» Material provided:
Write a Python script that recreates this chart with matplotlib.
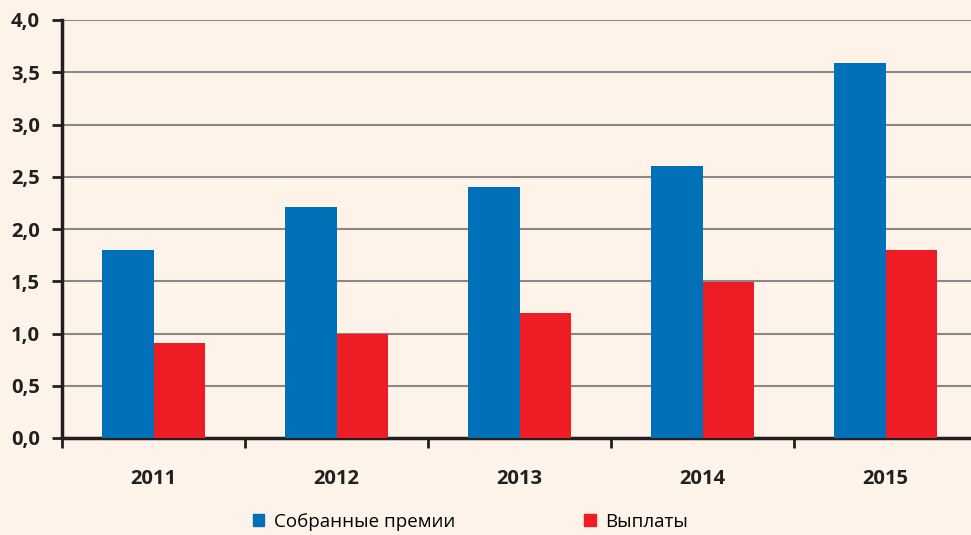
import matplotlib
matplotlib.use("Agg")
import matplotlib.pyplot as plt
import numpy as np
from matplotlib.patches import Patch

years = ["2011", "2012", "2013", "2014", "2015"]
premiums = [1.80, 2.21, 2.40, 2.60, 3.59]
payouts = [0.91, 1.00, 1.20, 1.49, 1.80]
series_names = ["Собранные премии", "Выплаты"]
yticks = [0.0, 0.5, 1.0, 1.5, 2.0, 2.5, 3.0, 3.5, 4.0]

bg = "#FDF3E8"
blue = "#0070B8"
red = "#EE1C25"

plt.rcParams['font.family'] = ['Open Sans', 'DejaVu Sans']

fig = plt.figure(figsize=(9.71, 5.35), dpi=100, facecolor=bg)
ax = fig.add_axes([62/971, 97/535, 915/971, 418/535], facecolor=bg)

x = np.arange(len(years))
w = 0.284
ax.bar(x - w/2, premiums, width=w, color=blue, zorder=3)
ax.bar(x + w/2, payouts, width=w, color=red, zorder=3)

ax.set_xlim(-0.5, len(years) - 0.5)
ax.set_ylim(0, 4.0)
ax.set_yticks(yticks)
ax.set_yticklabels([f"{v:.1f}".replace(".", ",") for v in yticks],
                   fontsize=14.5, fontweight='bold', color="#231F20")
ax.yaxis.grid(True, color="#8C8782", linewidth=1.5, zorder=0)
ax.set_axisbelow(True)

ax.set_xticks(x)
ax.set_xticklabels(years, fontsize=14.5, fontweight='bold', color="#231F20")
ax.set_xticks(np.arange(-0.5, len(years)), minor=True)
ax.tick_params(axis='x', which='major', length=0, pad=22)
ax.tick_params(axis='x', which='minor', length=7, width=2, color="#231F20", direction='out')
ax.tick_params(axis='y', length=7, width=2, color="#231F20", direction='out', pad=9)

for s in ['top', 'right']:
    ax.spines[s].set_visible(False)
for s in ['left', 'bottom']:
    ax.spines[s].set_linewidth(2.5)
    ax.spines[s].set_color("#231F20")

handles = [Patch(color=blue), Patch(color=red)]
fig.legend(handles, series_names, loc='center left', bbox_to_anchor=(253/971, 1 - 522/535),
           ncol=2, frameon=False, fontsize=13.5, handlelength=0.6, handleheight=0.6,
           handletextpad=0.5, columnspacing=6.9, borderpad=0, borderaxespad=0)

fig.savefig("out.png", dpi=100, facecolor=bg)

» Goal:
With all pictures left out, please transcribe exactly the lines from the start of the material through the line with "plt.rcParams['font.family'] = ['Open".

» Output:
Write a Python script that recreates this chart with matplotlib.
import matplotlib
matplotlib.use("Agg")
import matplotlib.pyplot as plt
import numpy as np
from matplotlib.patches import Patch

years = ["2011", "2012", "2013", "2014", "2015"]
premiums = [1.80, 2.21, 2.40, 2.60, 3.59]
payouts = [0.91, 1.00, 1.20, 1.49, 1.80]
series_names = ["Собранные премии", "Выплаты"]
yticks = [0.0, 0.5, 1.0, 1.5, 2.0, 2.5, 3.0, 3.5, 4.0]

bg = "#FDF3E8"
blue = "#0070B8"
red = "#EE1C25"

plt.rcParams['font.family'] = ['Open Sans', 'DejaVu Sans']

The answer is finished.